The beach which looks extensive and permanent is in fact, most of it only visible and accessible at low tide. It’s part of The Lizard, the most southerly spit of land on mainland Britain. It is worth planning your trip around the tides to see and swim in the stunning turquoise waters, wrapped in Cornish headlands that make up this beach — often listed as one of the most beautiful beaches in the world.

The name, “Kynance” is derived from an old Cornish word, kewnans. It means ravine which should give you an idea of why this is considered an adventure beach. A stream, with steep sides cuts through the open heathland or downs opening out onto the beach and revealing more coves and caves that flood at high tide.

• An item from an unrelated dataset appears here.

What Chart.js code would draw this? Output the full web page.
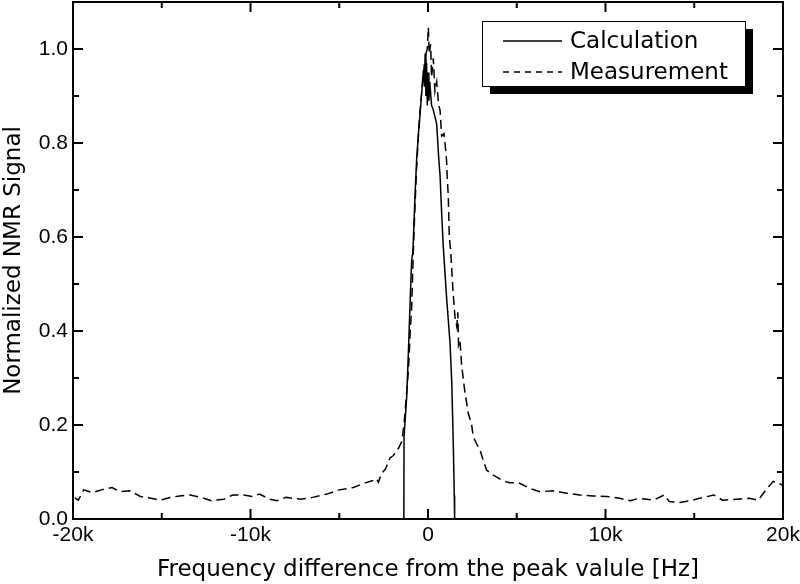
<!DOCTYPE html>
<html lang="en">
<head>
    <meta charset="UTF-8">
    <title>Normalized NMR signal vs frequency difference</title>
    <script src="https://cdn.jsdelivr.net/npm/chart.js"></script>
    <style>
        body { margin: 0; background: #fff; }
        canvas { display: block; }
    </style>
</head>
<body>
    <canvas id="myChart" width="800" height="584"></canvas>
    <script>
        // values (frequency in Hz)
        const calcFreq = [-1360, -1350, -1200, -1100, -1000, -920, -850, -730, -640, -550, -450, -350, -260, -200, -160, -120, -80, -40, 0, 50, 100, 200, 300, 490, 600, 680, 770, 860, 1050, 1240, 1340, 1430, 1480, 1500];
        const calcSignal = [0, 0.175, 0.26, 0.36, 0.47, 0.55, 0.57, 0.69, 0.765, 0.815, 0.86, 0.91, 0.955, 0.92, 0.99, 0.9, 0.97, 0.88, 0.95, 0.89, 0.93, 0.88, 0.87, 0.84, 0.77, 0.73, 0.65, 0.58, 0.47, 0.375, 0.29, 0.15, 0.05, 0];

        const measFreq = [-19900, -19700, -19400, -18900, -18400, -17800, -17350, -16800, -16200, -15600, -15100, -14500, -14000, -13400, -12800, -12200, -11500, -11000, -10400, -9900, -9500, -8900, -8500, -8000, -7200, -6500, -5700, -5000, -4200, -3600, -3100, -2900, -2800, -2600, -2400, -2140, -1950, -1670, -1480, -1350, -1200, -1100, -1000, -920, -850, -760, -650, -520, -400, -300, -260, -200, -170, -120, -40, 20, 70, 150, 200, 300, 390, 490, 600, 680, 770, 900, 1010, 1050, 1090, 1140, 1200, 1280, 1400, 1520, 1620, 1680, 1720, 1800, 1900, 2080, 2270, 2460, 2550, 2740, 2930, 3100, 3300, 3600, 3870, 4300, 4600, 5100, 5750, 6300, 7060, 7800, 8560, 9300, 10070, 10800, 11400, 11900, 12700, 13300, 13600, 14200, 14800, 15300, 16100, 16600, 17400, 18100, 18600, 19100, 19450, 19800, 19950];
        const measSignal = [0.045, 0.040, 0.062, 0.056, 0.062, 0.067, 0.058, 0.060, 0.048, 0.044, 0.040, 0.046, 0.049, 0.051, 0.046, 0.039, 0.042, 0.051, 0.051, 0.048, 0.053, 0.042, 0.039, 0.046, 0.042, 0.046, 0.053, 0.062, 0.067, 0.076, 0.082, 0.086, 0.078, 0.098, 0.106, 0.13, 0.135, 0.15, 0.165, 0.2, 0.27, 0.32, 0.40, 0.45, 0.54, 0.64, 0.74, 0.83, 0.89, 0.93, 0.945, 0.97, 0.93, 0.99, 1.0, 1.046, 0.99, 1.01, 0.94, 0.98, 0.91, 0.93, 0.88, 0.87, 0.815, 0.82, 0.78, 0.76, 0.72, 0.69, 0.60, 0.57, 0.49, 0.43, 0.41, 0.44, 0.37, 0.38, 0.325, 0.27, 0.225, 0.20, 0.175, 0.16, 0.147, 0.126, 0.104, 0.095, 0.089, 0.08, 0.077, 0.077, 0.065, 0.058, 0.060, 0.055, 0.051, 0.049, 0.048, 0.044, 0.039, 0.044, 0.040, 0.051, 0.037, 0.035, 0.039, 0.044, 0.051, 0.040, 0.042, 0.044, 0.040, 0.065, 0.080, 0.075, 0.072];

        const xMajor = [-20000, -10000, 0, 10000, 20000];
        const xMinor = [-15000, -5000, 5000, 15000];
        const yMajor = [0, 0.2, 0.4, 0.6, 0.8, 1.0];
        const yMinor = [0.1, 0.3, 0.5, 0.7, 0.9];

        const toPoints = (xs, ys) => xs.map((x, i) => ({x: x, y: ys[i]}));

        // frame + ticks pointing inwards on all four sides
        const frameTicks = {
            id: 'frameTicks',
            afterDraw(chart) {
                const ctx = chart.ctx;
                const a = chart.chartArea;
                const xs = chart.scales.x, ys = chart.scales.y;
                ctx.save();
                ctx.strokeStyle = '#000';
                ctx.lineWidth = 2;
                ctx.strokeRect(a.left, a.top, a.right - a.left, a.bottom - a.top);
                ctx.beginPath();
                const xt = (v, len) => {
                    const px = xs.getPixelForValue(v);
                    ctx.moveTo(px, a.bottom); ctx.lineTo(px, a.bottom - len);
                    ctx.moveTo(px, a.top); ctx.lineTo(px, a.top + len);
                };
                const yt = (v, len) => {
                    const py = ys.getPixelForValue(v);
                    ctx.moveTo(a.left, py); ctx.lineTo(a.left + len, py);
                    ctx.moveTo(a.right, py); ctx.lineTo(a.right - len, py);
                };
                xMajor.forEach(v => xt(v, 10));
                xMinor.forEach(v => xt(v, 6));
                yMajor.forEach(v => yt(v, 10));
                yMinor.forEach(v => yt(v, 6));
                ctx.stroke();
                ctx.restore();
            }
        };

        // boxed legend with a drop shadow, inside the plot
        const boxLegend = {
            id: 'boxLegend',
            afterDraw(chart) {
                const ctx = chart.ctx;
                const bx = 482, by = 21, bw = 263, bh = 65, sh = 8;
                ctx.save();
                ctx.fillStyle = '#000';
                ctx.fillRect(bx + sh, by + sh, bw, bh);
                ctx.fillStyle = '#fff';
                ctx.fillRect(bx, by, bw, bh);
                ctx.strokeStyle = '#000';
                ctx.lineWidth = 1;
                ctx.strokeRect(bx + 0.5, by + 0.5, bw, bh);
                ctx.font = '23px "DejaVu Sans"';
                ctx.textBaseline = 'middle';
                ctx.fillStyle = '#000';
                chart.data.datasets.forEach((ds, i) => {
                    const yy = by + 20 + i * 31;
                    ctx.beginPath();
                    ctx.lineWidth = 1.5;
                    ctx.setLineDash(i === 0 ? [] : [6, 5]);
                    ctx.moveTo(bx + 21, yy);
                    ctx.lineTo(bx + 80, yy);
                    ctx.stroke();
                    ctx.setLineDash([]);
                    ctx.fillText(ds.label, bx + 88, yy + 1);
                });
                ctx.restore();
            }
        };

        const ctx = document.getElementById('myChart').getContext('2d');
        const myChart = new Chart(ctx, {
            type: 'line',
            data: {
                datasets: [{
                    label: 'Calculation',
                    data: toPoints(calcFreq, calcSignal),
                    borderColor: '#000',
                    borderWidth: 1.5,
                    pointRadius: 0,
                    tension: 0,
                    fill: false
                },
                {
                    label: 'Measurement',
                    data: toPoints(measFreq, measSignal),
                    borderColor: '#000',
                    borderWidth: 1.5,
                    borderDash: [9, 5],
                    pointRadius: 0,
                    tension: 0,
                    fill: false
                }]
            },
            options: {
                responsive: false,
                animation: false,
                layout: { padding: { left: 0, right: 17, top: 2, bottom: 0 } },
                plugins: { legend: { display: false }, tooltip: { enabled: false } },
                scales: {
                    x: {
                        type: 'linear',
                        min: -20000,
                        max: 20000,
                        afterFit: s => { s.height = 65; s.paddingLeft = 0; s.paddingRight = 0; },
                        grid: { display: false, drawTicks: false },
                        border: { display: false },
                        ticks: {
                            stepSize: 10000,
                            includeBounds: false,
                            maxRotation: 0,
                            padding: 4,
                            color: '#000',
                            font: { family: '"Liberation Sans", Arial', size: 21 },
                            callback: v => v === 0 ? '0' : (v / 1000) + 'k'
                        },
                        title: {
                            display: true,
                            text: 'Frequency difference from the peak valule [Hz]',
                            color: '#000',
                            font: { family: '"DejaVu Sans"', size: 23 },
                            padding: { top: 0, bottom: 0 }
                        }
                    },
                    y: {
                        min: 0,
                        max: 1.1,
                        afterFit: s => { s.width = 73; s.paddingTop = 0; s.paddingBottom = 0; },
                        grid: { display: false, drawTicks: false },
                        border: { display: false },
                        ticks: {
                            stepSize: 0.2,
                            includeBounds: false,
                            padding: 5,
                            color: '#000',
                            font: { family: '"Liberation Sans", Arial', size: 21 },
                            callback: v => v.toFixed(1)
                        },
                        title: {
                            display: true,
                            text: 'Normalized NMR Signal',
                            color: '#000',
                            font: { family: '"DejaVu Sans"', size: 23 },
                            padding: { top: 0, bottom: 0 }
                        }
                    }
                }
            },
            plugins: [frameTicks, boxLegend]
        });
    </script>
</body>
</html>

The area around the cove, including the cliffs at The Lizard, are noted for wildlife watching, wildflowers and even wild asparagus. If you’re lucky and watching from the cliff tops, you could spot enormous basking sharks in the clear turquoise waters. The second biggest fish in the ocean, they frequent the area in late spring and early summer.

Malham Cove and the Limestone Pavements

If you’ve seen Harry Potter and the Deathly Hallows, then you’ve already seen Malham Cove and the Limestone Pavements.  The cove is a huge, limestone crag, shaped like an amphitheater, 230 feet high and 985 feet wide. It’s just a few hundred yards outside the village of Malham on the Pennine Way.  Steps take you to the top where you can carefully walk on the limestone pavement. This is a rare and legally protected habitat formed when rainwater dissolves limestone, exposing its structure of regular, square blocks. There are several limestone pavements in the Pennine Hills that run through the Peak District and the Yorkshire Dales National Parks.  This is one of the best. The views from the bottom and the top are terrific.

Malham Cove is three quarters of a mile south of the village of Malham, on Cove Road, in the Yorkshire Dales National Park. After about a half mile, look for a  public footpath marker and a small National Trust sign on the right. The rest of the way is over a gently climbing but wide, flat path of the Pennine Way.